Now, via a few simple clicks, I know that Juliana Valentine McCourt was from Connecticut. She was born on May 4. She had blue eyes and blond pigtails. She was a passenger on Flight 175, and she was travelling with her mom, Ruth. Juliana had a godmother, Paige, who was on Flight 11. They were going to Disneyland.
Last year, on what should have been her 23rd birthday, the National September 11 Memorial and Museum in New York City placed a white rose by her name. I learned that from Facebook.
In September 2019, Garrett M. Graff wrote a fascinating article for Wired called “Pagers, Pay Phones and Dialup: How We Communicated on 9/11” that also imagined what the experience of Sept. 11 would have been like if it had happened today: “We would Google ‘Taliban’ and end up reading Wikipedia to explain our new enemies to us, as Google Earth sleuths pointed out al-Qaida’s training camps outside Kandahar.”
Of course, as he points out, there’d also be Facebook Lives and Instagram stories. Perhaps the people on the planes would have grabbed furtive smartphone footage of what was happening to them. There would be countless images of death and destruction captured by people on the ground, and they would be posted in real time. There would be GoFundMe pages and hot takes and conspiracy theories and news explainers. Outrage in the form of 140-word tweets, grief in the form of prayer-hands emojis.

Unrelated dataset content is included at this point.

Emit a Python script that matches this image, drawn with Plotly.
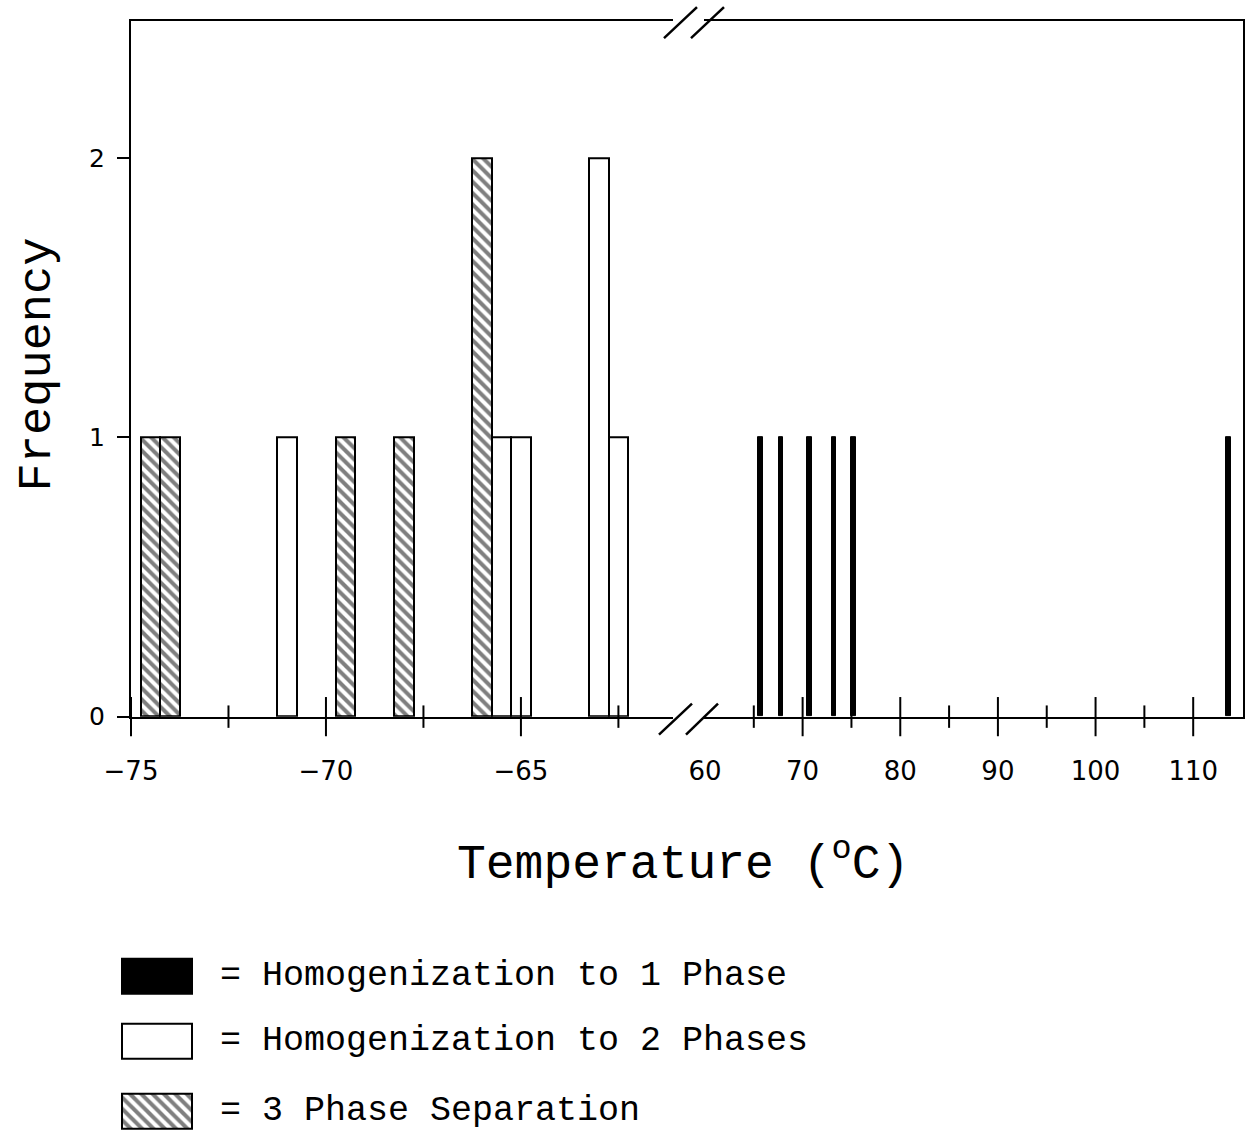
import plotly.graph_objects as go

# ---------------- data ----------------
hatched_x = [-74.5, -74.0, -69.5, -68.0, -66.0]
hatched_y = [1, 1, 1, 1, 2]
open_x = [-71.0, -65.5, -65.0, -63.0, -62.5]
open_y = [1, 1, 1, 2, 1]
solid_x = [65.7, 67.8, 70.7, 73.2, 75.2, 113.6]
solid_y = [1, 1, 1, 1, 1, 1]

left_major = [-75, -70, -65]
left_major_text = ["\u221275", "\u221270", "\u221265"]
left_minor = [-72.5, -67.5, -62.5]
right_labels = [60, 70, 80, 90, 100, 110]
right_major = [70, 80, 90, 100, 110]
right_minor = [65, 75, 85, 95, 105]
y_ticks = [0, 1, 2]

legend_labels = ["= Homogenization to 1 Phase",
                 "= Homogenization to 2 Phases",
                 "= 3 Phase Separation"]

# ---------------- geometry helpers ----------------
W = 1254
H = 1151               # layout height (renders into the 1135 px picture)
S = H / 1135.0
ML, MR, MT, MB = 100, 11, 10, 5
PW, PH = W - ML - MR, H - MT - MB


def px(x):
    return (x - ML) / PW


def py(y):
    return (H - MB - y * S) / PH


y_dom = [py(716), py(21)]
left_dom = [px(131), px(673)]
right_dom = [px(704), 1.0]
leg_top = 950
leg_dom = [0.0, py(leg_top)]


def ly(y):
    """pixel row -> legend axis value"""
    return (1130 - y) * S


BLACK = "black"
tickfont = dict(family="DejaVu Sans", size=26, color=BLACK)
mono = "Liberation Mono"
hatch = dict(shape="\\", fgcolor=BLACK, bgcolor="white", size=8, solidity=0.5)

fig = go.Figure()

fig.add_trace(go.Bar(
    x=hatched_x, y=hatched_y, width=0.5, xaxis="x", yaxis="y",
    marker=dict(color="white", line=dict(color=BLACK, width=2), pattern=hatch),
    showlegend=False))
fig.add_trace(go.Bar(
    x=open_x, y=open_y, width=0.5, xaxis="x", yaxis="y",
    marker=dict(color="white", line=dict(color=BLACK, width=2)),
    showlegend=False))
fig.add_trace(go.Bar(
    x=solid_x, y=solid_y, width=0.45, xaxis="x2", yaxis="y2",
    marker=dict(color=BLACK, line=dict(color=BLACK, width=1)),
    showlegend=False))

# tick marks that cross the axis line
for xs, size, xa, ya in [(left_major, 28, "x", "y"), (left_minor, 16, "x", "y"),
                         (right_major, 28, "x2", "y2"), (right_minor, 16, "x2", "y2")]:
    fig.add_trace(go.Scatter(
        x=xs, y=[0] * len(xs), xaxis=xa, yaxis=ya, mode="markers",
        marker=dict(symbol="line-ns", size=size, line=dict(width=2, color=BLACK)),
        cliponaxis=False, showlegend=False, hoverinfo="skip"))

# legend patches (drawn on a hidden pixel-scaled axis)
leg_rows = [975, 1040, 1110]
leg_styles = [
    dict(color=BLACK, line=dict(color=BLACK, width=2)),
    dict(color="white", line=dict(color=BLACK, width=2)),
    dict(color="white", line=dict(color=BLACK, width=2), pattern=hatch),
]
for row, st in zip(leg_rows, leg_styles):
    fig.add_trace(go.Bar(x=[70], y=[ly(row)], base=[22], orientation="h",
                         width=[35 * S], xaxis="x6", yaxis="y6", marker=st,
                         showlegend=False))

axis_common = dict(showgrid=False, zeroline=False)

fig.update_layout(
    width=W, height=H, autosize=False,
    margin=dict(l=ML, r=MR, t=MT, b=MB),
    paper_bgcolor="white", plot_bgcolor="white",
    barmode="overlay", bargap=0,
    xaxis=dict(domain=left_dom, range=[-75.0, -61.1], anchor="y",
               showline=True, mirror=True, linecolor=BLACK, linewidth=2,
               ticks="", tickvals=left_major, ticktext=left_major_text,
               tickfont=tickfont, ticklabelstandoff=30, **axis_common),
    yaxis=dict(domain=y_dom, range=[0, 2.49], anchor="x",
               showline=True, linecolor=BLACK, linewidth=2,
               ticks="outside", ticklen=12, tickwidth=2, tickcolor=BLACK,
               tickvals=y_ticks,
               tickfont=dict(family="DejaVu Sans", size=25, color=BLACK),
               ticklabelstandoff=7, **axis_common),
    xaxis2=dict(domain=right_dom, range=[59.9, 115.1], anchor="y2",
                showline=True, mirror=True, linecolor=BLACK, linewidth=2,
                ticks="", tickvals=right_labels, tickfont=tickfont,
                ticklabelstandoff=30, **axis_common),
    yaxis2=dict(domain=y_dom, range=[0, 2.49], anchor="x2", side="right",
                showline=True, linecolor=BLACK, linewidth=2, ticks="",
                showticklabels=False, **axis_common),
    xaxis6=dict(domain=[0, 1], range=[0, PW], anchor="y6", visible=False, **axis_common),
    yaxis6=dict(domain=leg_dom, range=[0, leg_dom[1] * PH], anchor="x6",
                visible=False, **axis_common),
)

# axis-break marks
lw = 2.5
for (x0, y0, x1, y1) in [(659, 734, 692, 703), (686, 734, 718, 703),
                         (664, 38, 697, 7), (691, 38, 724, 7)]:
    fig.add_shape(type="line", xref="paper", yref="paper",
                  x0=px(x0), y0=py(y0), x1=px(x1), y1=py(y1),
                  line=dict(color=BLACK, width=lw))

fig.add_annotation(text="Temperature (<sup>o</sup>C)", xref="paper", yref="paper",
                   x=px(683), y=py(860), xanchor="center", yanchor="middle",
                   showarrow=False, font=dict(family=mono, size=48, color=BLACK))
fig.add_annotation(text="Frequency", xref="paper", yref="paper",
                   x=px(37), y=py(364), xanchor="center", yanchor="middle",
                   textangle=-90, showarrow=False,
                   font=dict(family=mono, size=47, color=BLACK))

for row, lab in zip(leg_rows, legend_labels):
    fig.add_annotation(text=lab, xref="x6", yref="y6", x=118, y=ly(row),
                       xanchor="left", yanchor="middle", showarrow=False,
                       font=dict(family=mono, size=35, color=BLACK))

fig.write_html("out.html", config={"responsive": False})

Graff argued that what made Sept. 11 so life-altering is that “experiencing tragedy collectively at such a nationalized and global scale was so new and unprecedented that day.” And now? “It seems likely that today we would turn not to one another for comfort, to grieve as a nation, but instead each burrow even deeper into our now ever-present phones, scrolling, clicking, liking, and emoji-ing as the tragedy unfolded.”
For, say, a 24-year-old, the age Juliana Valentine is supposed to be, it would be hard to remember a time before Google Images and Facebook. It would be hard to remember the collective experience of 9/11 at all if you were four years old when it happened — and it was something that happened on TV. In 2001, if you wanted to disengage from the news cycle, you changed the channel or turned the radio dial. It was still possible, then, to look away.
That’s not true for those to whom it happened, of course. The people left behind, the families ripped apart by the attacks themselves and the ensuing, decades-spanning wars — they still live with it. Juliana’s story is one of thousands from that day. The internet, and its ever-faster currents of information — coupled with the pull to document instead of experience — can indeed have a flattening, fragmenting and desensitizing effect as a tragedy is unfolding. But it can also connect us with the individual human stories from that day, stories that deserve to be shared and remembered.
The first responder. The family still hoping for a positive ID of a loved one’s remains. Or the little girl who never made it to Disneyland.